In other words, this is the second sequel to the first sequel of “Halloween.”
“Halloween: H20” eventually spawned a sequel of its own in 2004, “Halloween: Resurrection,” where Michael wanders into a reality TV show and gets into a karate fight with Busta Rhymes.
I’m a fan of that movie, actually, but I understand why they decided it was time for another shake-up after that.
In 2007, the Halloween franchise gets a full-on reboot under the direction of director Rob Zombie.
Re-imagining the story of the original movie, with all of the crassness you would expect from Rob Zombie, the reboot is definitely a different take on the concept. The core difference being that Zombie’s movie spends a fair amount of screen time establishing the environmental conditions that resulted in Michael’s obsession with murder, whereas the original Michael offers the disconcerting notion that sometimes people just go bad and stay bad for no reason.
You can debate which approach is better, but I appreciate having both options.
As an aside, Danielle Harris has a role in the movie as Laurie’s best friend after originally playing the role of Laurie’s daughter in the fourth and fifth movies in 1988-89. It’s a neat little touch.

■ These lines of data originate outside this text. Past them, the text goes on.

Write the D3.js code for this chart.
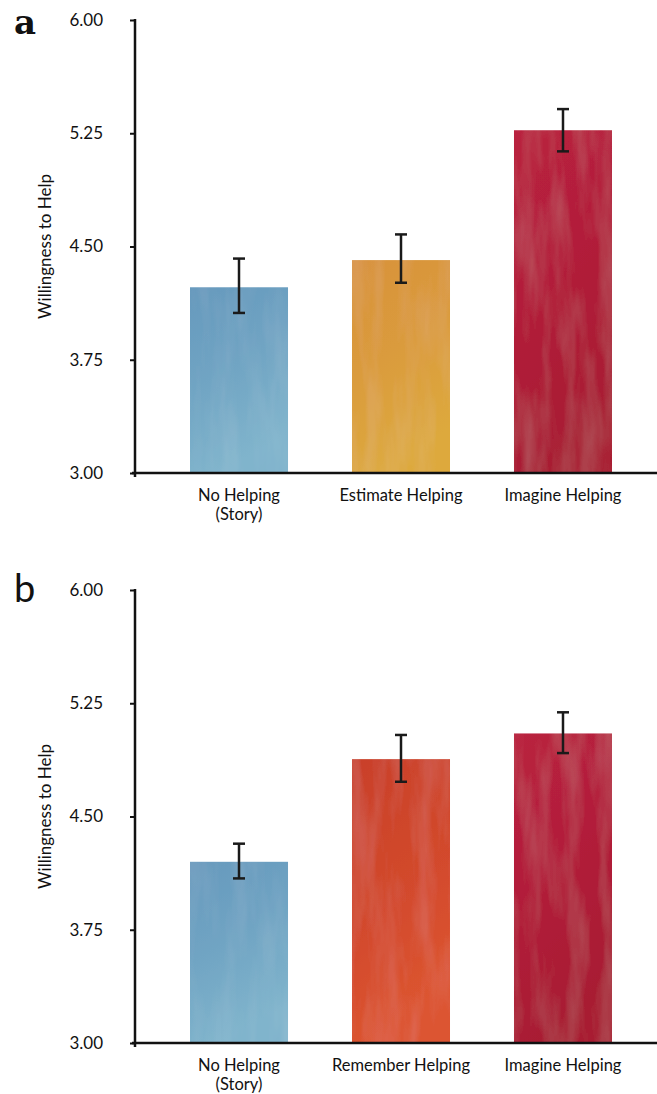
<!DOCTYPE html>
<head>
<meta charset="utf-8">
<style>
body { margin: 0; background: #fff; }
svg { display: block; }
.tick text { font-family: "Lato", "Open Sans", sans-serif; font-size: 17px; fill: #111; }
.ylab { font-family: "Lato", "Open Sans", sans-serif; font-size: 17px; fill: #111; }
.xlab { font-family: "Lato", "Open Sans", sans-serif; font-size: 16.5px; fill: #111; }
.panel { fill: #111; }
</style>
</head>
<body>
<svg width="657" height="1094"></svg>
<script src="https://cdn.jsdelivr.net/npm/d3@7"></script>
<script>
// panel a
var catsA = [["No Helping", "(Story)"], ["Estimate Helping"], ["Imagine Helping"]];
var meansA = [4.23, 4.41, 5.27];
var lowA = [4.06, 4.26, 5.13];
var highA = [4.42, 4.58, 5.41];
var colorsA = [["#6699bd", "#80b4cc"], ["#d8923a", "#dda93e"], ["#b9213f", "#a81a33"]];

// panel b
var catsB = [["No Helping", "(Story)"], ["Remember Helping"], ["Imagine Helping"]];
var meansB = [4.20, 4.88, 5.05];
var lowB = [4.09, 4.73, 4.92];
var highB = [4.32, 5.04, 5.19];
var colorsB = [["#6699bd", "#80b4cc"], ["#c9402a", "#dc5530"], ["#b9213f", "#a81a33"]];

var yTicks = [3.00, 3.75, 4.50, 5.25, 6.00];

var svg = d3.select("svg");
var defs = svg.append("defs");

// painterly streak texture
var f = defs.append("filter").attr("id", "paint")
    .attr("x", 0).attr("y", 0).attr("width", 1).attr("height", 1);
f.append("feTurbulence").attr("type", "fractalNoise")
    .attr("baseFrequency", "0.06 0.01").attr("numOctaves", 3).attr("seed", 7).attr("result", "noise");
f.append("feColorMatrix").attr("in", "noise").attr("type", "matrix")
    .attr("values", "0 0 0 0 1  0 0 0 0 1  0 0 0 0 1  0.9 0 0 0 -0.35").attr("result", "light");
f.append("feComposite").attr("in", "light").attr("in2", "SourceAlpha").attr("operator", "in").attr("result", "lightIn");
f.append("feComponentTransfer").attr("in", "lightIn").attr("result", "soft")
  .append("feFuncA").attr("type", "linear").attr("slope", 0.13);
var m = f.append("feMerge");
m.append("feMergeNode").attr("in", "SourceGraphic");
m.append("feMergeNode").attr("in", "soft");

function panel(id, top, label, cats, means, low, high, colors) {
  var left = 135, right = 657, bottom = top + 453;
  var g = svg.append("g");

  var y = d3.scaleLinear().domain([3, 6]).range([bottom, top]);
  var x = d3.scaleBand().domain(d3.range(cats.length)).range([157.6, 644.4]).paddingInner(0.395).paddingOuter(0.2);

  colors.forEach(function(c, i) {
    var gr = defs.append("linearGradient").attr("id", id + "g" + i)
        .attr("x1", 0).attr("y1", 0).attr("x2", 0.3).attr("y2", 1);
    gr.append("stop").attr("offset", 0).attr("stop-color", c[0]);
    gr.append("stop").attr("offset", 0.5).attr("stop-color", d3.interpolateRgb(c[0], c[1])(0.4));
    gr.append("stop").attr("offset", 1).attr("stop-color", c[1]);
  });

  g.selectAll("rect.bar").data(means).enter().append("rect")
      .attr("class", "bar")
      .attr("x", function(d, i) { return x(i); })
      .attr("y", function(d) { return y(d); })
      .attr("width", x.bandwidth())
      .attr("height", function(d) { return y(3) - y(d); })
      .attr("fill", function(d, i) { return "url(#" + id + "g" + i + ")"; })
      .attr("filter", "url(#paint)");

  // error bars
  var eb = g.selectAll("g.err").data(means).enter().append("g")
      .attr("stroke", "#1a1a1a").attr("stroke-width", 2.5);
  eb.append("line")
      .attr("x1", function(d, i) { return x(i) + x.bandwidth() / 2; })
      .attr("x2", function(d, i) { return x(i) + x.bandwidth() / 2; })
      .attr("y1", function(d, i) { return y(low[i]); })
      .attr("y2", function(d, i) { return y(high[i]); });
  [low, high].forEach(function(arr) {
    eb.append("line")
        .attr("x1", function(d, i) { return x(i) + x.bandwidth() / 2 - 6; })
        .attr("x2", function(d, i) { return x(i) + x.bandwidth() / 2 + 6; })
        .attr("y1", function(d, i) { return y(arr[i]); })
        .attr("y2", function(d, i) { return y(arr[i]); });
  });

  // y axis
  var ya = g.append("g").attr("transform", "translate(" + left + ",0)")
      .call(d3.axisLeft(y).tickValues(yTicks).tickFormat(d3.format(".2f")).tickSize(5).tickPadding(27));
  ya.select(".domain").remove();
  ya.selectAll(".tick line").attr("stroke", "#111").attr("stroke-width", 2);
  g.append("line").attr("x1", left).attr("x2", left).attr("y1", top - 1).attr("y2", bottom + 4)
      .attr("stroke", "#111").attr("stroke-width", 2.5);

  // x axis
  g.append("line").attr("x1", left - 3).attr("x2", right).attr("y1", bottom).attr("y2", bottom)
      .attr("stroke", "#111").attr("stroke-width", 2.5);

  var xl = g.selectAll("text.xlab").data(cats).enter().append("text")
      .attr("class", "xlab")
      .attr("text-anchor", "middle")
      .attr("x", function(d, i) { return x(i) + x.bandwidth() / 2; })
      .attr("y", bottom + 28);
  xl.selectAll("tspan").data(function(d) { return d; }).enter().append("tspan")
      .attr("x", function() { return d3.select(this.parentNode).attr("x"); })
      .attr("dy", function(d, j) { return j ? 19 : 0; })
      .text(function(d) { return d; });

  g.append("text").attr("class", "ylab").attr("text-anchor", "middle")
      .attr("transform", "translate(51," + (top + (bottom - top) * 0.5) + ") rotate(-90)")
      .text("Willingness to Help");

  var pl = g.append("text").attr("class", "panel")
      .attr("x", 14).attr("y", top + 14)
      .text(label);
  if (label == "a") {
    pl.style("font-family", "'DejaVu Serif', serif").style("font-weight", "bold").style("font-size", "34px");
  } else {
    pl.attr("y", top + 12).style("font-family", "Lato, sans-serif").style("font-size", "38px");
  }
}

panel("a", 20, "a", catsA, meansA, lowA, highA, colorsA);
panel("b", 590, "b", catsB, meansB, lowB, highB, colorsB);
</script>
</body>
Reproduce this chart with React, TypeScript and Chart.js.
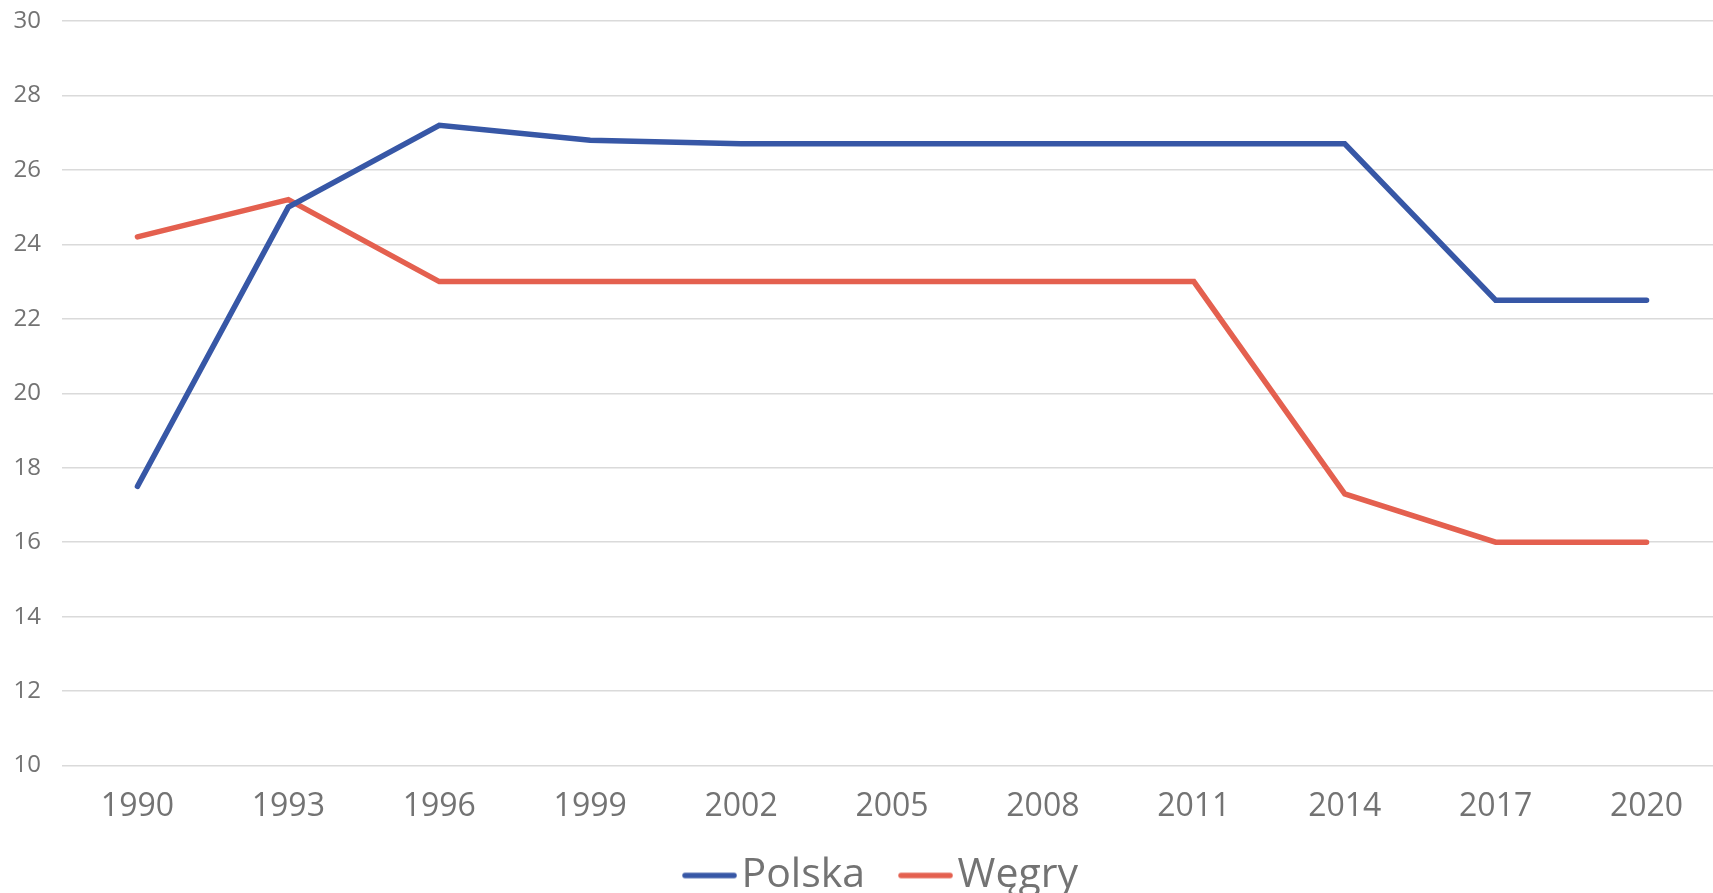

Zombie’s remake got its own sequel in 2009. The less said about it, the better.
A third movie was in the works, but never got off the ground. Instead, the franchise lingered for nine years until its next shake-up.
The Blumhouse Trilogy
In 2016, Dimension Films lost the rights to the Halloween franchise, which were picked up by Blumhouse Productions.
With John Carpenter’s involvement and the return of Jamie Lee Curtis once again, a new set of movies has been developed, this time ignoring every previous movie in the franchise outside of the first one. Which brings us to the following glorious sentence.
Take a deep breath now.
“Halloween” (2018) is the sequel to “Halloween” (1978), not to be confused with “Halloween” (2007).
In this particular timeline of the franchise, Michael Myers went on his initial 1978 slashing spree and was then institutionalized for four decades while Laurie Strode, who is no longer his long lost sister, prepared for his inevitable return.
“Halloween” (2018) has now spawned two sequels of its own, “Halloween Kills,” and, the latest movie, “Halloween Ends.” So in order to get caught up on the most recent incarnation of the franchise, you only need to watch the first film and the three latest ones.
Where will things go from here? Who knows?
Maybe in a few year’s well get a sequel to “Halloween III: Season of the Witch” and really make things confusing.
– Travis Fischer is a news writer for the Charles City Press and wonders when Disney will buy the franchise and incorporate Halloween into the MCU multiverse.